ATLANTA—Researchers who studied a group of chronic kidney disease (CKD) patients who were mostly African American found that serum phosphorus levels were not associated with mortality or dialysis initiation, according to a report presented at the American Society of Nephrology’s Kidney Week 2013.
Previous studies have shown that serum phosphorus levels, even within the normal range are associated with adverse outcomes in CKD populations, the researchers observed. They noted, however, that subjects in previous studies were mainly white, and racial differences have not been previously examined despite differences in vitamin D and parathyroid hormone homeostasis in African Americans.

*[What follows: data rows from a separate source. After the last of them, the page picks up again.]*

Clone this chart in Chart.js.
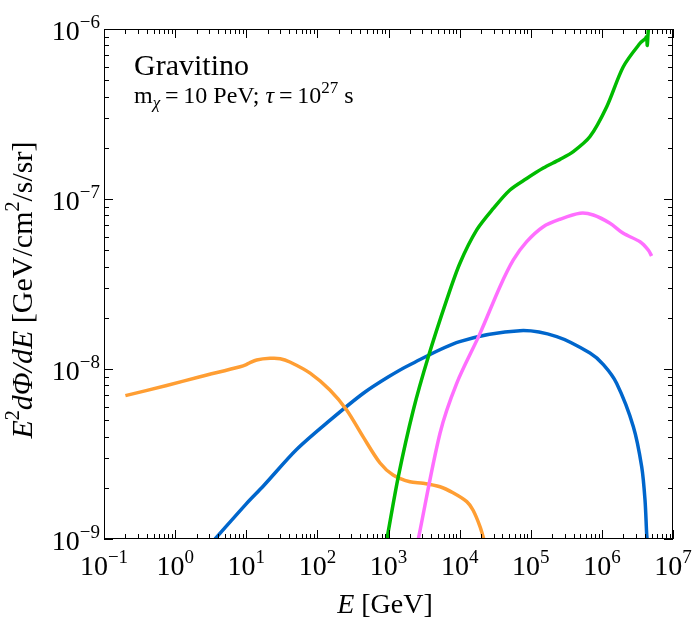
<!DOCTYPE html>
<html>
<head>
<meta charset="utf-8">
<script src="https://cdn.jsdelivr.net/npm/chart.js@4.4.1/dist/chart.umd.min.js"></script>
<style>
  html, body { margin: 0; padding: 0; background: #fff; }
  #wrap { width: 695px; height: 625px; }
</style>
</head>
<body>
<div id="wrap"><canvas id="grafico" width="695" height="625"></canvas></div>
<script>
// datos (E en GeV, flujo E^2 dPhi/dE)
const orangeE = [0.2, 0.76, 2.24, 8.2, 10, 11.3, 14, 21.6, 30, 41, 79, 150, 258, 438, 760, 1160, 2000, 3050, 5300, 8070, 12600, 15400, 19400, 22000];
const orangeFlux = [6.97e-9, 8.0e-9, 9.0e-9, 1.03e-8, 1.06e-8, 1.09e-8, 1.13e-8, 1.155e-8, 1.15e-8, 1.10e-8, 9.46e-9, 7.52e-9, 5.74e-9, 4.0e-9, 2.8e-9, 2.38e-9, 2.17e-9, 2.13e-9, 2.03e-9, 1.87e-9, 1.66e-9, 1.48e-9, 1.18e-9, 0.99e-9];

const blueE = [3.64, 10, 17.4, 51, 151, 443, 1000, 2000, 10000, 70600, 232000, 680000, 1.05e6, 1.61e6, 2.77e6, 3.63e6, 4.04e6, 4.26e6, 4.32e6];
const blueFlux = [1e-9, 1.61e-9, 2.05e-9, 3.36e-9, 5.0e-9, 7.2e-9, 9.0e-9, 1.06e-8, 1.45e-8, 1.68e-8, 1.55e-8, 1.24e-8, 1.06e-8, 8.24e-9, 4.58e-9, 2.66e-9, 1.7e-9, 1.08e-9, 1e-9];

const greenE = [950, 1374, 2234, 3630, 6580, 10100, 17400, 29800, 51000, 87700, 150000, 258000, 396000, 681000, 1.17e6, 2.0e6, 3.44e6, 4.1e6, 4.25e6, 4.35e6, 4.45e6, 4.55e6];
const greenFlux = [1e-9, 2.33e-9, 5.74e-9, 1.18e-8, 2.55e-8, 4.19e-8, 6.58e-8, 8.8e-8, 1.13e-7, 1.32e-7, 1.52e-7, 1.71e-7, 1.90e-7, 2.33e-7, 3.49e-7, 6.0e-7, 8.24e-7, 8.8e-7, 9.0e-7, 8.0e-7, 9.3e-7, 1.05e-6];

const magentaE = [2625, 5300, 9100, 19370, 36900, 56900, 87700, 150000, 258000, 492000, 757000, 1.3e6, 2.0e6, 3.44e6, 4.5e6, 5.0e6];
const magentaFlux = [1e-9, 4.19e-9, 8.24e-9, 1.62e-8, 3.05e-8, 4.38e-8, 5.61e-8, 6.87e-8, 7.6e-8, 8.24e-8, 8.05e-8, 7.2e-8, 6.28e-8, 5.6e-8, 5.0e-8, 4.62e-8];

const xDecades = [-1, 0, 1, 2, 3, 4, 5, 6, 7];
const yDecades = [-9, -8, -7, -6];

const SERIF = '"Liberation Serif", "DejaVu Serif", serif';

function puntos(xs, ys) {
    return xs.map((x, i) => ({ x: x, y: ys[i] }));
}

function serie(xs, ys, color) {
    return {
        data: puntos(xs, ys),
        borderColor: color,
        borderWidth: 3.5,
        pointRadius: 0,
        tension: 0.3,
        fill: false
    };
}

// texto con super/subindices: partes = [texto, tamaño, cursiva, dy]
function textoRico(ctx, partes, x, y, align) {
    let total = 0;
    partes.forEach(p => {
        ctx.font = (p[2] ? 'italic ' : '') + p[1] + 'px ' + SERIF;
        total += ctx.measureText(p[0]).width;
    });
    let cx = x;
    if (align === 'center') cx = x - total / 2;
    if (align === 'right') cx = x - total;
    ctx.textAlign = 'left';
    ctx.textBaseline = 'alphabetic';
    partes.forEach(p => {
        ctx.font = (p[2] ? 'italic ' : '') + p[1] + 'px ' + SERIF;
        ctx.fillText(p[0], cx, y + (p[3] || 0));
        cx += ctx.measureText(p[0]).width;
    });
}

const ejesPlugin = {
    id: 'ejesPlugin',
    afterDraw(chart) {
        const ctx = chart.ctx;
        const a = chart.chartArea;
        const xs = chart.scales.x;
        const ys = chart.scales.y;
        ctx.save();
        ctx.fillStyle = '#000';
        ctx.strokeStyle = '#000';
        ctx.lineWidth = 1;

        // marco
        ctx.strokeRect(a.left + 0.5, a.top + 0.5, a.right - a.left - 1, a.bottom - a.top - 1);

        // ticks hacia dentro en los cuatro lados
        ctx.beginPath();
        xDecades.forEach(d => {
            for (let m = 1; m <= 9; m++) {
                const v = m * Math.pow(10, d);
                if (v > 1e7 * 1.0001) continue;
                const px = Math.round(xs.getPixelForValue(v)) + 0.5;
                const len = m === 1 ? 9 : 5;
                ctx.moveTo(px, a.bottom); ctx.lineTo(px, a.bottom - len);
                ctx.moveTo(px, a.top); ctx.lineTo(px, a.top + len);
            }
        });
        yDecades.forEach(d => {
            for (let m = 1; m <= 9; m++) {
                const v = m * Math.pow(10, d);
                if (v > 1e-6 * 1.0001) continue;
                const py = Math.round(ys.getPixelForValue(v)) + 0.5;
                const len = m === 1 ? 9 : 5;
                ctx.moveTo(a.left, py); ctx.lineTo(a.left + len, py);
                ctx.moveTo(a.right, py); ctx.lineTo(a.right - len, py);
            }
        });
        ctx.stroke();

        // etiquetas de los ticks
        xDecades.forEach(d => {
            const px = xs.getPixelForValue(Math.pow(10, d));
            const sup = (d < 0 ? '\u2212' : '') + Math.abs(d);
            textoRico(ctx, [['10', 28, false, 0], [sup, 19, false, -12]], px, a.bottom + 36, 'center');
        });
        yDecades.forEach(d => {
            const py = ys.getPixelForValue(Math.pow(10, d));
            textoRico(ctx, [['10', 28, false, 0], ['\u2212' + Math.abs(d), 19, false, -12]], a.left - 4, py + 11, 'right');
        });

        // titulos de los ejes
        textoRico(ctx, [['E', 28, true, 0], [' [GeV]', 28, false, 0]], 385, 613, 'center');
        ctx.save();
        ctx.translate(32, 290);
        ctx.rotate(-Math.PI / 2);
        textoRico(ctx, [
            ['E', 30, true, 0], ['2', 20, false, -13], ['d\u03A6/dE', 30, true, 0],
            [' [GeV/cm', 30, false, 0], ['2', 20, false, -13], ['/s/sr]', 30, false, 0]
        ], 0, 0, 'center');
        ctx.restore();

        // anotaciones
        textoRico(ctx, [['Gravitino', 30, false, 0]], 134, 75, 'left');
        textoRico(ctx, [
            ['m', 24, false, 0], ['\u03C7', 17, true, 5], ['\u2009=\u200910 PeV; ', 24, false, 0],
            ['\u03C4', 24, true, 0], ['\u2009=\u200910', 24, false, 0], ['27', 17, false, -10], [' s', 24, false, 0]
        ], 134, 103, 'left');

        ctx.restore();
    }
};

let grafico = new Chart(document.getElementById('grafico').getContext('2d'), {
    type: 'line',
    data: {
        // el primero se dibuja encima
        datasets: [
            serie(magentaE, magentaFlux, '#FF6EFF'),
            serie(greenE, greenFlux, '#00BB00'),
            serie(orangeE, orangeFlux, '#FF9E33'),
            serie(blueE, blueFlux, '#0066CC')
        ]
    },
    options: {
        responsive: false,
        animation: false,
        layout: {
            padding: { left: 104, right: 22, top: 29, bottom: 86 }
        },
        plugins: {
            legend: { display: false },
            tooltip: { enabled: false }
        },
        scales: {
            x: {
                type: 'logarithmic',
                display: false,
                min: 0.1,
                max: 1e7
            },
            y: {
                type: 'logarithmic',
                display: false,
                min: 1e-9,
                max: 1e-6
            }
        }
    },
    plugins: [ejesPlugin]
});
</script>
</body>
</html>
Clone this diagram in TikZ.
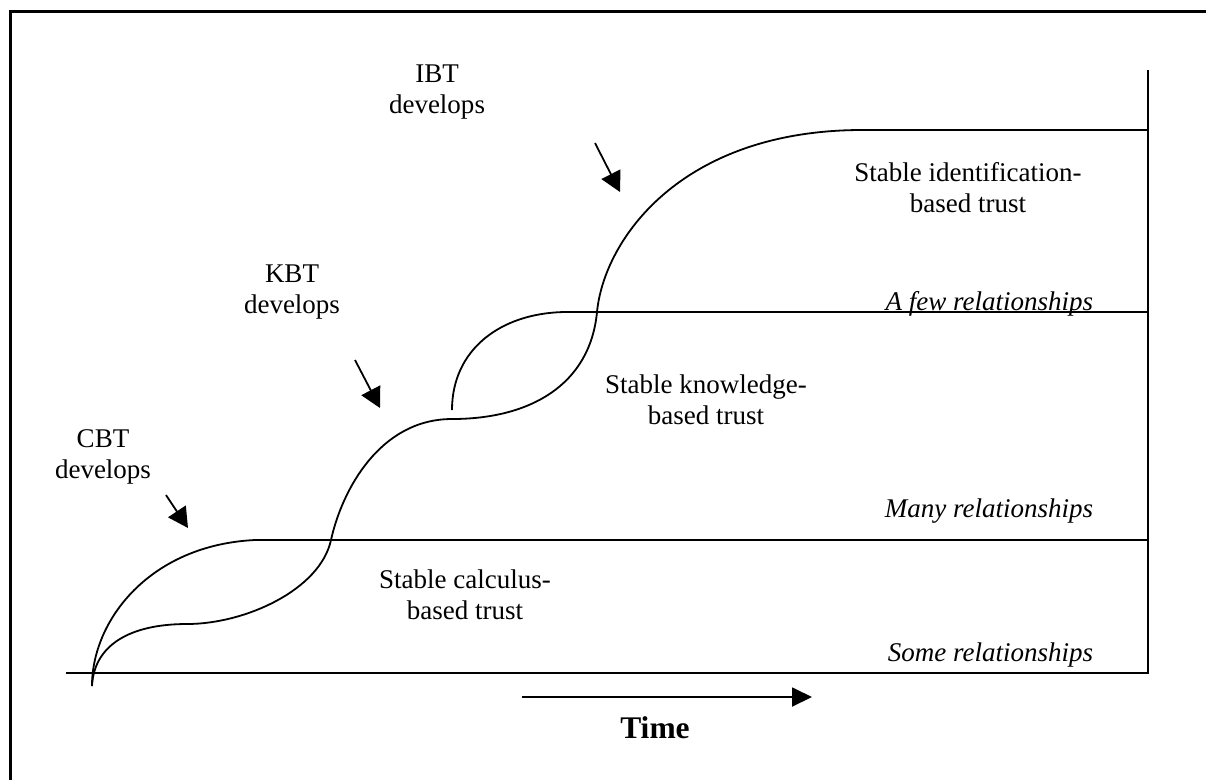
\documentclass[tikz,border=0pt]{standalone}
\usepackage{fontspec}
\setmainfont{Liberation Serif}
\usetikzlibrary{arrows.meta}
\begin{document}
\begin{tikzpicture}[x=1pt,y=-1pt,line width=1.8pt,
  lbl/.style={font=\fontsize{27}{31}\selectfont,align=center,inner sep=0pt},
  rel/.style={font=\fontsize{27}{31}\selectfont\itshape,inner sep=0pt,anchor=base east},
  devarrow/.style={-{Triangle[length=20pt,width=21pt]},line width=1.8pt},
  timearrow/.style={-{Triangle[length=20pt,width=19pt]},line width=1.8pt}]
\useasboundingbox (0,0) rectangle (1206,780);
% frame
\draw[line width=3pt] (10.5,780) -- (10.5,11.5) -- (1206,11.5);
% axes
\coordinate (o) at (66,673);
\coordinate (xe) at (1148,673);
\coordinate (yt) at (1148,70);
\draw (o) -- (xe) -- (yt);
% key points
\coordinate (s) at (92,686);
\coordinate (c1) at (255,540);
\coordinate (c1e) at (1148,540);
\coordinate (b1) at (187,624);
\coordinate (x1) at (331,540);
\coordinate (k0) at (452,419);
\coordinate (k1) at (452,410);
\coordinate (k2) at (565,312);
\coordinate (k2e) at (1148,312);
\coordinate (x2) at (597,312);
\coordinate (i2) at (860,130);
\coordinate (i2e) at (1148,130);
% CBT curve
\draw (s) .. controls (92,620) and (150,545) .. (c1) -- (c1e);
% S curve to KBT
\draw (s) .. controls (94,645) and (130,624) .. (b1)
      .. controls (245,624) and (320,590) .. (x1)
      .. controls (342,490) and (380,419) .. (k0);
% KBT curve
\draw (k1) .. controls (452,350) and (500,313) .. (k2) -- (k2e);
% S curve to IBT
\draw (k0) .. controls (530,419) and (590,385) .. (x2)
      .. controls (604,240) and (680,131) .. (i2) -- (i2e);
% labels
\node[lbl] (cbt) at (103,457) {CBT\\develops};
\node[lbl] (kbt) at (292,292) {KBT\\develops};
\node[lbl] (ibt) at (437,92) {IBT\\develops};
\node[lbl] (sibt) at (968,188) {Stable identification-\\based trust};
\node[lbl] (skbt) at (706,400) {Stable knowledge-\\based trust};
\node[lbl] (scbt) at (465,595) {Stable calculus-\\based trust};
\node[rel] (afew) at (1094,310) {A few relationships};
\node[rel] (many) at (1094,517) {Many relationships};
\node[rel] (some) at (1094,661) {Some relationships};
\node[font=\fontsize{31.5}{36}\selectfont\bfseries,inner sep=0pt] (time) at (655,728) {Time};
% develop arrows
\coordinate (ca) at (166,495);
\coordinate (cb) at (188,528);
\coordinate (ka) at (355,360);
\coordinate (kb) at (380,408);
\coordinate (ia) at (595,143);
\coordinate (ib) at (620,192);
\draw[devarrow] (ca) -- (cb);
\draw[devarrow] (ka) -- (kb);
\draw[devarrow] (ia) -- (ib);
% time arrow
\coordinate (ta) at (522,697);
\coordinate (tb) at (812,697);
\draw[timearrow] (ta) -- (tb);
\end{tikzpicture}
\end{document}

Shailesh Basani, MD, of Indiana University in Indianapolis, and colleagues studied 996 CKD patients visiting a nephrology clinic at a large urban county hospital from 2007-2010. Of these, 60% were African American. The study population had a mean age of 58.5 years and mean estimated glomerular filtration rate (eGFR) of 33.4 mL/min/1.73 m2. The median phosphate level was 3.8 mg/dL.
During a median follow-up of 1,125 days, 331 patients (33.2%) either died or initiated dialysis. In multivariate analysis, serum phosphorus levels were not a significant factor in predicting mortality or dialysis initiation. The findings raise questions “on the generalizability of previous research studies to the clinic setting,” the authors concluded.